Шрифт:
Глава 5: Мышеловка
Грохот был конечным. Мир схлопнулся до одного звука. Титановые решётки обрушились в пазы с безупречной, выверенной жестокостью, отрезая их от коридора, от надежды, от всего, кроме этой белой, стерильной комнаты-ловушки.
А потом наступила тишина.
Не просто тишина, а вакуум. Она всосала в себя эхо металла, пыль, оставшуюся в воздухе, и, казалось, сам кислород. Хавьер замер на полсекунды. Адреналин ещё гудел в крови, но инстинкты уже работали. Глаза метнулись по углам. Он услышал это.
Тихое, едва различимое шипение.
Оно шло отовсюду и ниоткуда. Из вентиляционных решёток, похожих на аккуратные шрамы на безупречно белой коже стен и потолка. Воздух начал густеть, наполняясь едва видимой взвесью. Не дым. Нечто более тонкое, летучее.
И пришёл запах.
Запах был неправильный. Стерильный, медицинский, с приторной нотой мяты. Запах, который мозг пометил красным: тревога. Он не вызывал кашля, не раздражал слизистую. Он просто проникал в лёгкие и начинал свою тихую работу.
— Не дышать! — хрипло выкрикнул Хавьер, но сам понимал абсурдность приказа.
Он бросился к стене, к единственной панели управления, чей тусклый зелёный огонёк был оскорблением в этой белой гробнице. Приклад автомата обрушился на пластик с сухим треском. Снова и снова. Панель разлетелась на куски, обнажив пучок тонких, разноцветных проводов. Он рванул их все, с мясом выдирая из стены.
Шипение не прекратилось.
Это была ловушка без выключателя. С односторонним билетом.
Он почувствовал, как тяжелеют руки. Словно в вены вместо крови залили ртуть. Это было не похоже на обычный усыпляющий газ. Тот просто вырубал. Этот же… он парализовал, оставляя разум ясным. Идеальное орудие для захвата.
Хавьер обернулся. Лена уже оседала на пол, её лицо было белым как мел. Она пыталась что-то сказать, но губы не слушались. Планшет со стуком упал на пол. Люсия, лежавшая на полу с самого начала, казалось, просто стала ещё более неподвижной, восковой куклой, брошенной в углу.
Отчаяние сдавило грудь. Он посмотрел по сторонам, и его взгляд зацепился за окно. Прямоугольник из толстого бронестекла, ведущий в соседнюю лабораторию, залитую ярким, безжалостным светом. Единственный выход.
Последний шанс.
Собрав остатки воли, он заставил непослушные ноги нести его к стеклу. Он не целился. Он просто бил. Приклад автомата глухо стучал по прозрачной преграде, оставляя на ней лишь белёсые отметины, похожие на паутину. Стекло не поддавалось. Оно смеялось над его усилиями.
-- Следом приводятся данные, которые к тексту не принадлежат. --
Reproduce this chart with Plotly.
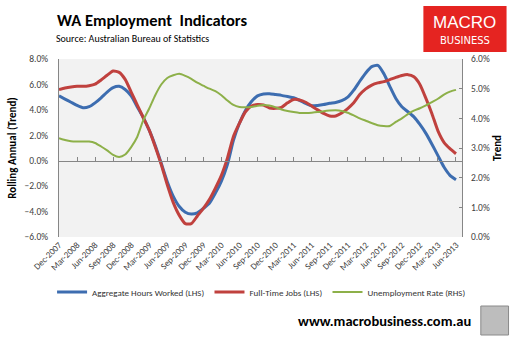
import plotly.graph_objects as go

# ---------------- data (monthly, Dec-2007 .. Jun-2013) ----------------
tick_labels = ["Dec-2007", "Mar-2008", "Jun-2008", "Sep-2008", "Dec-2008", "Mar-2009",
               "Jun-2009", "Sep-2009", "Dec-2009", "Mar-2010", "Jun-2010", "Sep-2010",
               "Dec-2010", "Mar-2011", "Jun-2011", "Sep-2011", "Dec-2011", "Mar-2012",
               "Jun-2012", "Sep-2012", "Dec-2012", "Mar-2013", "Jun-2013"]

hours = [5.10, 4.85, 4.60, 4.35, 4.17, 4.25, 4.55, 4.95, 5.40, 5.75,
         5.85, 5.60, 5.10, 4.25, 3.40, 2.40, 1.20, -0.20, -1.65, -2.80,
         -3.60, -4.05, -4.20, -4.10, -3.75, -3.35, -2.55, -1.60, -0.30, 1.60,
         2.95, 3.95, 4.65, 5.10, 5.25, 5.27, 5.20, 5.14, 5.05, 4.95,
         4.75, 4.50, 4.32, 4.35, 4.42, 4.52, 4.58, 4.72, 5.00, 5.55,
         6.25, 6.90, 7.40, 7.50, 6.85, 5.85, 4.90, 4.25, 3.85, 3.45,
         2.85, 2.15, 1.30, 0.40, -0.50, -1.15, -1.50]

ft_jobs = [5.60, 5.72, 5.80, 5.85, 5.85, 5.90, 6.02, 6.35, 6.72, 7.05,
           6.95, 6.40, 5.40, 4.40, 3.40, 2.40, 1.10, -0.30, -1.90, -3.30,
           -4.30, -4.95, -4.95, -4.35, -3.75, -3.05, -2.15, -1.15, 0.20, 1.90,
           2.95, 3.85, 4.30, 4.42, 4.38, 4.15, 4.12, 4.20, 4.55, 4.82,
           4.78, 4.60, 4.30, 4.00, 3.72, 3.52, 3.52, 3.75, 4.10, 4.55,
           5.20, 5.65, 5.95, 6.12, 6.22, 6.38, 6.55, 6.70, 6.77, 6.60,
           6.00, 4.90, 3.70, 2.35, 1.45, 0.95, 0.55]

unemp = [3.33, 3.27, 3.23, 3.22, 3.22, 3.22, 3.17, 3.05, 2.92, 2.77,
         2.70, 2.78, 3.03, 3.37, 3.93, 4.33, 4.78, 5.14, 5.36, 5.45,
         5.50, 5.43, 5.33, 5.20, 5.10, 5.00, 4.92, 4.78, 4.60, 4.45,
         4.38, 4.37, 4.38, 4.42, 4.45, 4.43, 4.37, 4.30, 4.25, 4.21,
         4.18, 4.18, 4.19, 4.21, 4.24, 4.26, 4.27, 4.25, 4.19, 4.10,
         4.00, 3.92, 3.84, 3.77, 3.74, 3.74, 3.88, 4.00, 4.14, 4.26,
         4.34, 4.44, 4.55, 4.66, 4.80, 4.90, 4.96]

months = list(range(len(hours)))
tick_vals = months[::3]

# ---------------- layout geometry (pixels) ----------------
W, H = 516, 339
L, R, T, B = 55, 462, 59, 237


def px(x):
    return (x - L) / (R - L)


def py(y):
    return (B - y) / (B - T)


FONT = "Carlito, Lato, Arial, sans-serif"
TXT = "#404040"

fig = go.Figure()
fig.add_trace(go.Scatter(x=months, y=hours, name="Aggregate Hours Worked (LHS)",
                         mode="lines", line=dict(color="#3D6DB0", width=3, shape="spline", smoothing=0.6)))
fig.add_trace(go.Scatter(x=months, y=ft_jobs, name="Full-Time Jobs (LHS)",
                         mode="lines", line=dict(color="#C0413E", width=3, shape="spline", smoothing=0.6)))
fig.add_trace(go.Scatter(x=months, y=unemp, name="Unemployment Rate (RHS)", yaxis="y2",
                         mode="lines", line=dict(color="#8DB049", width=2, shape="spline", smoothing=0.6)))
# carrier for the zero-crossing category axis
fig.add_trace(go.Scatter(x=[None], y=[None], xaxis="x2", showlegend=False, hoverinfo="skip"))

fig.update_layout(
    width=W, height=H,
    margin=dict(l=L, r=W - R, t=T, b=H - B),
    paper_bgcolor="white", plot_bgcolor="#F2F2F2",
    font=dict(family=FONT, size=9, color=TXT),
    showlegend=True,
    legend=dict(orientation="h", x=px(48), y=py(292), xanchor="left", yanchor="middle",
                font=dict(size=9, color="#333333", family=FONT), itemwidth=30, tracegroupgap=0,
                bgcolor="rgba(0,0,0,0)"),
    xaxis=dict(range=[0, 67], tickvals=tick_vals, ticktext=tick_labels, tickangle=-45,
               showline=False, ticks="", showgrid=False, zeroline=False,
               tickfont=dict(size=9, color=TXT)),
    xaxis2=dict(overlaying="x", anchor="free", position=6 / 14, range=[0, 67],
                tickvals=tick_vals, showticklabels=False, ticks="inside", ticklen=4,
                tickcolor="#868686", showline=True, linecolor="#868686", linewidth=1,
                showgrid=False, zeroline=False),
    yaxis=dict(range=[-6, 8], dtick=2, tickformat=".1f", ticksuffix="%",
               showline=True, linecolor="#868686", linewidth=1, ticks="",
               showgrid=False, zeroline=False, ticklabelstandoff=8,
               tickfont=dict(size=9.5, color=TXT),
               title=dict(text="<b>Rolling Annual (Trend)</b>", standoff=5,
                          font=dict(size=11, color="#000000"))),
    yaxis2=dict(range=[0, 6], dtick=1, tickformat=".1f", ticksuffix="%",
                overlaying="y", side="right", anchor="x",
                showline=True, linecolor="#868686", linewidth=1,
                ticks="inside", ticklen=3, tickcolor="#868686",
                showgrid=False, zeroline=False, ticklabelstandoff=6,
                tickfont=dict(size=9.5, color=TXT),
                title=dict(text="<b>Trend</b>", standoff=4,
                           font=dict(size=11, color="#000000"))),
)

# titles
fig.add_annotation(text="<b>WA Employment  Indicators</b>", xref="paper", yref="paper",
                   x=px(51), y=py(20), xanchor="left", yanchor="middle", showarrow=False,
                   font=dict(size=16.5, color="#000000", family=FONT))
fig.add_annotation(text="Source: Australian Bureau of Statistics", xref="paper", yref="paper",
                   x=px(50), y=py(39), xanchor="left", yanchor="middle", showarrow=False,
                   font=dict(size=10, color="#000000", family=FONT))

# logo
fig.add_shape(type="rect", xref="paper", yref="paper", x0=px(423), x1=px(507), y0=py(52), y1=py(6),
              fillcolor="#E52421", line=dict(width=0), layer="above")
fig.add_annotation(text="MACRO", xref="paper", yref="paper", x=px(465), y=py(22),
                   xanchor="center", yanchor="middle", showarrow=False,
                   font=dict(size=17, color="white", family="Liberation Sans, Arial, sans-serif"))
fig.add_annotation(text="BUSINESS", xref="paper", yref="paper", x=px(465), y=py(40),
                   xanchor="center", yanchor="middle", showarrow=False,
                   font=dict(size=10, color="white", family="DejaVu Sans, sans-serif"))

# footer
fig.add_annotation(text="<b>www.macrobusiness.com.au</b>", xref="paper", yref="paper",
                   x=px(473), y=py(321), xanchor="right", yanchor="middle", showarrow=False,
                   font=dict(size=14.5, color="#000000", family=FONT))
fig.add_shape(type="rect", xref="paper", yref="paper", x0=px(481), x1=px(509), y0=py(335), y1=py(306),
              fillcolor="#BDBDBD", line=dict(width=1, color="#8A8A8A"), layer="above")

fig.write_html("out.html")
Конечности немели. Зрение по краям начало темнеть. Он знал, что у него есть секунды.
Рычание вырвалось из его груди — животный, первобытный звук. Он отступил на два шага, игнорируя вспыхнувшую боль в плече. В последнем, безумном усилии он бросился на стекло всем телом, выставив вперёд плечо и автомат как единый таран.
Мир взорвался оглушительным треском.
Бронестекло, рассчитанное на пулю, не выдержало таран из ста килограммов животной ярости. Оно вылетело внутрь лаборатории, осыпав стерильный пол градом осколков, острых и блестящих, как хирургические лезвия.
Хавьер рухнул на колени, едва не теряя сознание. В ушах звенело. Он заставил себя подняться. Схватил Лену за воротник её тактического жилета и, как мешок, протащил её через рваный проём, не обращая внимания на то, как острые края стекла режут его собственную плоть. Кожа, ткань, мышцы — всё было неважно.
Он оставил её на чистом полу и вернулся.
Люсия.
Он поднял её на руки. Лёгкая, слишком лёгкая. Он сделал два шага назад и буквально вывалился в лабораторию, падая на спину. Ноги окончательно отказали. Последнее, что он видел перед тем, как мир погас, — это ровный ряд потолочных светильников, смотрящих на него с холодным безразличием.
Он пришёл в себя от чистоты.
Воздух был таким чистым, что резал лёгкие. После мятного холода газа это было похоже на вдох раскалённого металла. Он моргнул, и белый свет лаборатории ударил по глазам. Он сел, тело ломило, голова гудела. Взгляд упал на его левое предплечье.
Рукав тактической куртки был порван и пропитался тёмной, почти чёрной кровью. Ниже виднелся глубокий, рваный порез от осколка стекла. Кровь не текла, она медленно, густо сочилась, пачкая безупречно белый пол.
— Тихо. Сиди смирно.
Голос Лены. Деловой, лишённый паники. Она уже была на ногах, её лицо, хоть и бледное, выражало предельную концентрацию. Она открыла настенную металлическую аптечку, и звук щёлкнувшей защёлки эхом разнёсся по лаборатории.
— Я в порядке, — хрипло произнёс Хавьер, пытаясь подняться. Нога не слушалась.